The browser’s built‑in screenshot and annotation tool will remain part of my daily routine. It simplified remote collaboration by allowing me to capture, mark up and share page sections within seconds. I also appreciate the ad and tracker blocking, which made browsing quieter and improved page load times. Even if I return to Chrome or Firefox, I’ll keep using privacy‑oriented extensions to replicate that peace.

Final Verdict: A Brave New Voyage or a Passing Curiosity?

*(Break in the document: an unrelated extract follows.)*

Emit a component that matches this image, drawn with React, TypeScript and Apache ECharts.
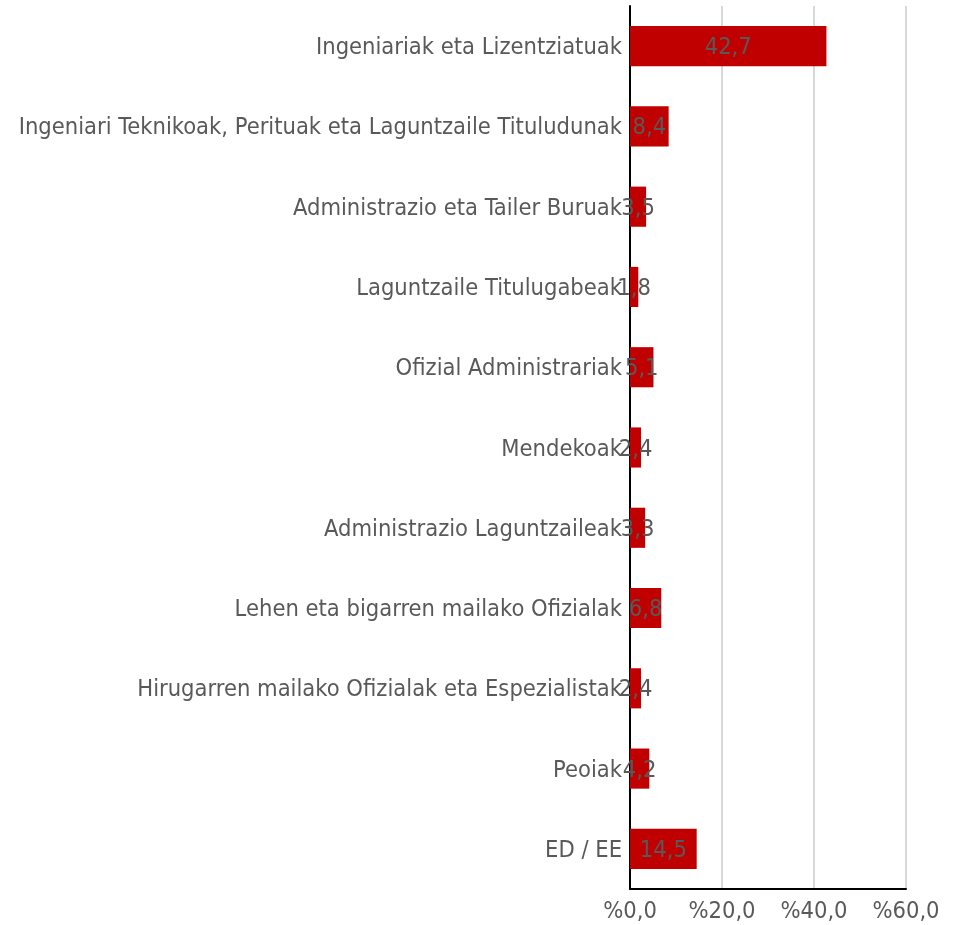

Ulaa is a bold experiment. It takes the familiar foundation of Chromium and overlays a philosophy of intentional browsing. With its multiple modes, integrated productivity tools and comprehensive privacy protections, it invites you to think about the context of your web activities rather than drifting aimlessly from one tab to another. During my month‑long journey, Ulaa became more than a browser; it became a meta‑tool that shaped my relationship to the internet. That alone makes it worth trying.

Is it a Chrome killer? Not yet. The high memory footprint, occasional UI quirks and missing advanced privacy options like built‑in VPN or Tor browsing prevent Ulaa from unseating the giants. But Ulaa doesn’t need to replace Chrome to be valuable. It can coexist as a specialist tool—an alternate vessel you board when privacy matters, when you want to concentrate, or when your child needs an ad‑free learning environment. For those invested in Zoho’s ecosystem, Ulaa integrates seamlessly with the company’s email, calendar and office apps, creating a unified productivity suite.

The question of whether Ulaa will succeed depends on Zoho’s commitment. If the company continues to refine the modes, invests in performance optimization, and remains transparent about its privacy practices, Ulaa could become a quiet revolution in how we browse. For now, I’ll keep it installed alongside my other browsers. Sometimes, a different ship offers a better journey—even if the sea remains the same.